Because the largest mainstream media outlets in the US, both liberal and conservative, performed incredibly well in commodifying Trump in the form of subscriptions solicited as donations to the cause, the rest of the media market has started moving in the same direction. The media are increasingly pitching their services as a noble cause in the hopes of attracting audience support in the form of donations or time spent.

This model of media business predefines the mode of agenda-setting. The media are incentivized to amplify and dramatize issues whose coverage is most likely to be paid for. Only news and opinions which help to solicit support and donations can pass editorial scrutiny. This leads to the narrowing of the scope of agenda-setting to a number of the most worrisome and well-paying topics and also to making those topics even more worrisome. The setting incentivizes not just the search for triggering issues but also triggering coverage. At some point, the media start seeing nothing but the issues that are able to trigger donations and support from the audience.

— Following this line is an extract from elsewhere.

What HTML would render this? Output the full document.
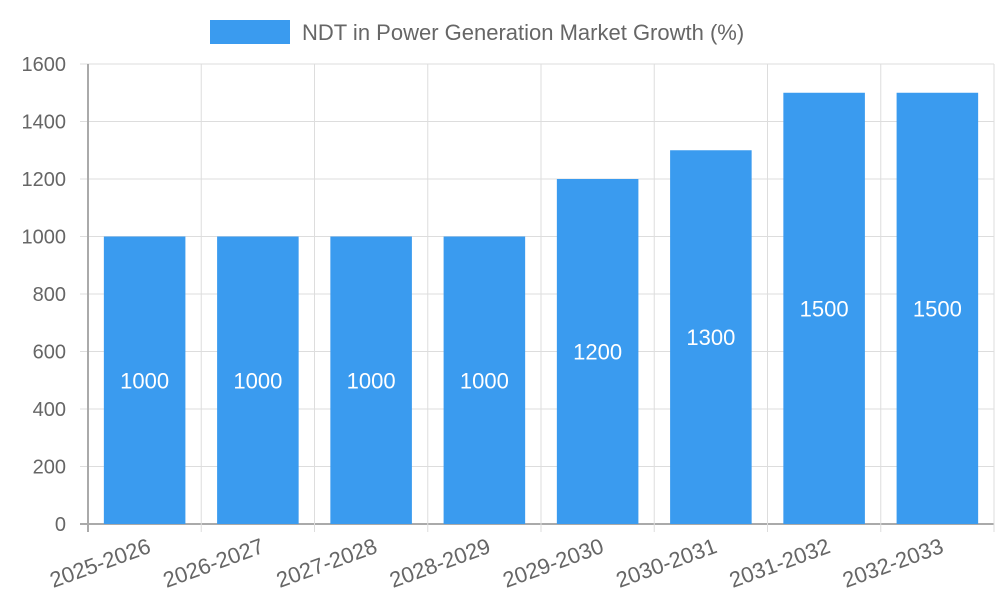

Not only do the media have to address ‘pressing social issues’, they must also support and amplify readers’ irritation and frustration with those issues. The more concerned people become, the more likely they will donate. Ideally, the media should not just exaggerate but should also induce the public’s concerns.

As the Trump bump (the subscription surge in some leading US news media) showed, the most triggering issues are political topics that polarize the audience. Covering polarizing issues for better soliciting of support, the media are incentivised to seek and reproduce polarization for the next rounds of soliciting. They change the picture of the world and they change their audiences, agitating them into more polarization, for profit.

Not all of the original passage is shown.